I'm way beyond the point of some writers wanting to write to prove that they are especially smart individuals that know how to write books. I don't need praise for satisfaction. And I honestly just don't care. But I know that that stupid drop down box in the corner of the screen for Amazon and Nook and all those other sites that make you average out reviews are sooooo important to a lot of people so, I get it, I will try to get reviews. But honestly, I don't care. If I could afford it I would just be like Samsung and hire a ton of people to beef up my reviews online and screw all of you over with fake, happy 5 stars. Eh, I don't care.

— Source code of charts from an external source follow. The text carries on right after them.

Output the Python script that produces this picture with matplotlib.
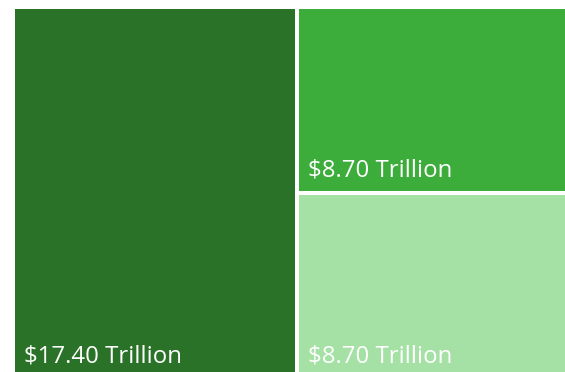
import matplotlib.pyplot as plt
from matplotlib.patches import Rectangle

# treemap data
labels = ["Total", "Part A", "Part B"]
values = [17.40, 8.70, 8.70]
colors = ["#297227", "#3cad3b", "#a5e1a5"]

plt.rcParams["font.family"] = ["Open Sans", "DejaVu Sans"]

fig = plt.figure(figsize=(5.65, 3.72), dpi=100)
ax = fig.add_axes([0, 0, 1, 1])
ax.set_xlim(0, 565)
ax.set_ylim(372, 0)
ax.axis("off")

# plotting area in pixels (runs a little past the canvas on the right/bottom)
x0, x1 = 15, 579
y0, y1 = 9, 377
gap = 2.0

total = sum(values)
left_w = (x1 - x0) * values[0] / total
right_total = values[1] + values[2]
top_h = (y1 - y0) * values[1] / right_total

boxes = [
    (x0, y0, left_w, y1 - y0),
    (x0 + left_w, y0, x1 - x0 - left_w, top_h),
    (x0 + left_w, y0 + top_h, x1 - x0 - left_w, y1 - y0 - top_h),
]

for (bx, by, bw, bh), v, c in zip(boxes, values, colors):
    # shrink each box a bit so white gaps show between tiles
    l = bx + (gap if bx > x0 else 0)
    t = by + (gap if by > y0 else 0)
    r = bx + bw - (gap if bx + bw < x1 - 1 else 0)
    b = by + bh - (gap if by + bh < y1 - 1 else 0)
    ax.add_patch(Rectangle((l, t), r - l, b - t, facecolor=c, edgecolor="none"))
    ax.text(l + 9, b - 14, f"${v:.2f} Trillion", color="white", fontsize=17.3,
            ha="left", va="baseline")

fig.savefig("out.png", dpi=100)
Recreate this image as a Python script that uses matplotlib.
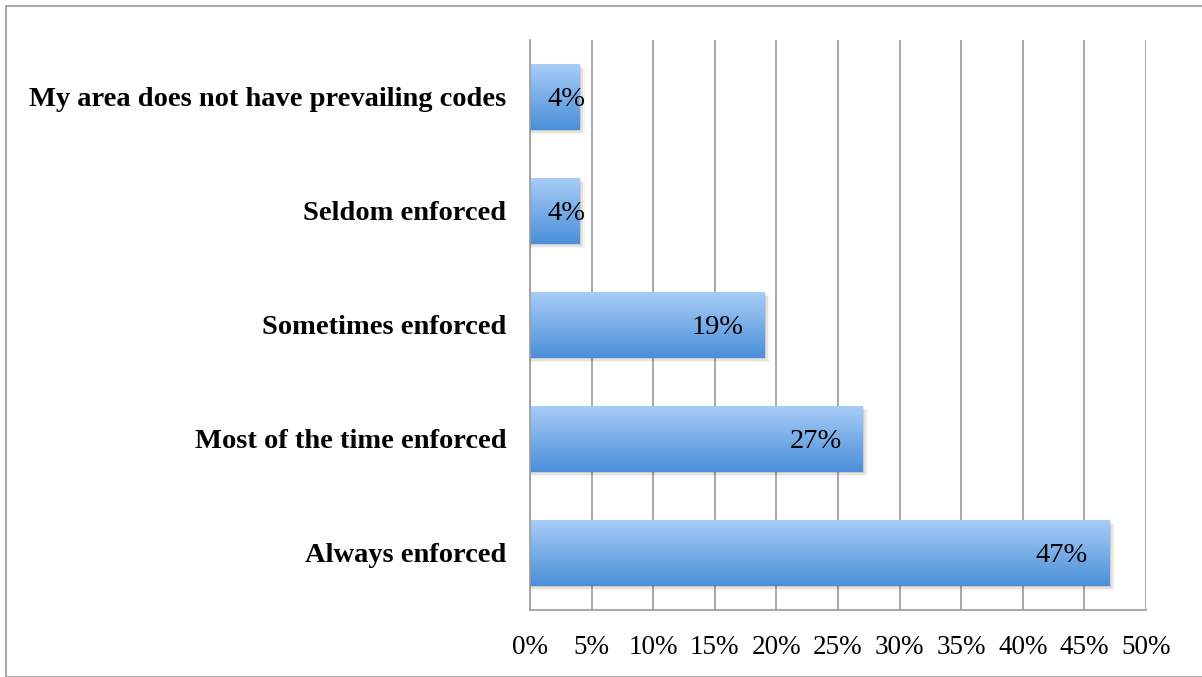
import matplotlib
matplotlib.use("Agg")
import matplotlib.pyplot as plt
import numpy as np
from matplotlib.patches import Rectangle
from matplotlib.colors import LinearSegmentedColormap

categories = ["Always enforced", "Most of the time enforced", "Sometimes enforced",
              "Seldom enforced", "My area does not have prevailing codes"]
values = [47, 27, 19, 4, 4]
value_labels = ["47%", "27%", "19%", "4%", "4%"]
xticks = [0, 5, 10, 15, 20, 25, 30, 35, 40, 45, 50]
xtick_labels = ["0%", "5%", "10%", "15%", "20%", "25%", "30%", "35%", "40%", "45%", "50%"]

W, H = 1202, 677
fig = plt.figure(figsize=(W / 100, H / 100), dpi=100)
fig.patch.set_facecolor("white")

# outer frame
fig.patches.append(Rectangle((6 / W, 0), 1.2, (H - 6) / H, transform=fig.transFigure,
                             fill=False, edgecolor="#999999", linewidth=1.2))

ax = fig.add_axes([530 / W, (H - 610) / H, (1146 - 530) / W, (610 - 40) / H])
ax.set_xlim(0, 50)
ax.set_ylim(-0.5, 4.5)

serif = ["Liberation Serif", "DejaVu Serif"]
grid_color = "#9a9a9a"
for t in xticks:
    ax.axvline(t, color=grid_color, linewidth=1.2, zorder=0)

cmap = LinearSegmentedColormap.from_list("bar", ["#4a8fd8", "#a9cdf8"])
grad = np.linspace(0, 1, 256).reshape(-1, 1)
bar_h = 0.58
for i, (v, lab) in enumerate(zip(values, value_labels)):
    # soft drop shadow
    for k, a in enumerate([0.10, 0.07, 0.04]):
        off = 0.15 + 0.15 * k
        ax.add_patch(Rectangle((0, i - bar_h / 2 - 0.012 * (k + 1)), v + off, bar_h,
                               facecolor="black", alpha=a, edgecolor="none", zorder=1))
    rect = Rectangle((0, i - bar_h / 2), v, bar_h, facecolor="none", edgecolor="none", zorder=2)
    ax.add_patch(rect)
    im = ax.imshow(grad, cmap=cmap, aspect="auto", origin="lower",
                   extent=(0, v, i - bar_h / 2, i + bar_h / 2), zorder=2)
    im.set_clip_path(rect)
    # inside-end label; short bars get the label anchored near the axis instead
    if v > 8:
        ax.text(v - 1.7, i - 0.02, lab, ha="right", va="center", fontsize=20.5,
                family=serif, color="black", zorder=3)
    else:
        ax.text(1.45, i - 0.02, lab, ha="left", va="center", fontsize=20.5,
                family=serif, color="black", zorder=3)

ax.set_yticks(range(len(categories)))
ax.set_yticklabels(categories, family=serif, fontweight="bold", fontsize=20.5)
ax.tick_params(axis="y", length=0, pad=17)
ax.set_xticks(xticks)
ax.set_xticklabels(xtick_labels, family=serif, fontsize=19.5)
ax.tick_params(axis="x", length=0, pad=18)

for s in ["top", "right"]:
    ax.spines[s].set_visible(False)
for s in ["left", "bottom"]:
    ax.spines[s].set_color(grid_color)
    ax.spines[s].set_linewidth(1.2)

fig.savefig("out.png", dpi=100)
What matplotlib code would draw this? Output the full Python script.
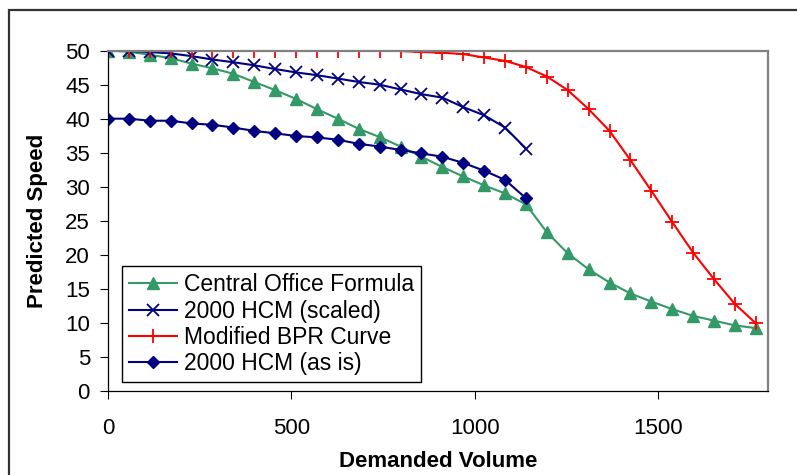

Yeah, some pleeb actually emailed to tell me that they wanted to apologize for not liking my book. Some blogger. And I was like seriously, you could just suck it. Of course I did not tell them to suck it. But I only care about my fans and the people who stick with my story. And those fans would only measure up in time as the series progresses. They matter to me. People who don't like my book - I don't care. I'm not in the business of writing to *rabbit ears* improve myself *rabbit ears*. Or to cater to the mass market.It is a mix of my own feelings about what I feel the meaning about being a writer really is.
I had always admired J.D. Salinger's lifestyle. Of how he remained a recluse all his life. And yet, continued writing. And then, as a writer, I had always disapproved of Emily Dickinson not having published many of her work during her lifetime, though she was a recluse. I think it is doubly upsetting about her life because she was a woman. I believe all women should write and publish their work. I find that posting my work online gives me the ideal in-between.
So I'll stick with editing and formatting my books and publishing them online because as a woman and black I feel I should add a level to the equation to support the African diaspora. As far as history goes. But I seriously don't think that I am going to be Martin Luther King's or Toni Morrison's plus one in that arena. ><,
All I'm saying is don't be surprised if years from now I suddenly close down all my online ebook publishing accounts and only people who subscribe to my newsletter get a copy of my books via email. Quite frankly, the act of formatting my books and publishing them online is becoming seriously tedious. I think I have reached the point in my life where if I don't become a popular writer, my dream of becoming a writer will not be the "dream deferred". As long as people who appreciate my work read my work, as long as I can share my art with people who enjoy it, that is cool enough for me.
*And least we forget the extra pocket change ain't that bad either.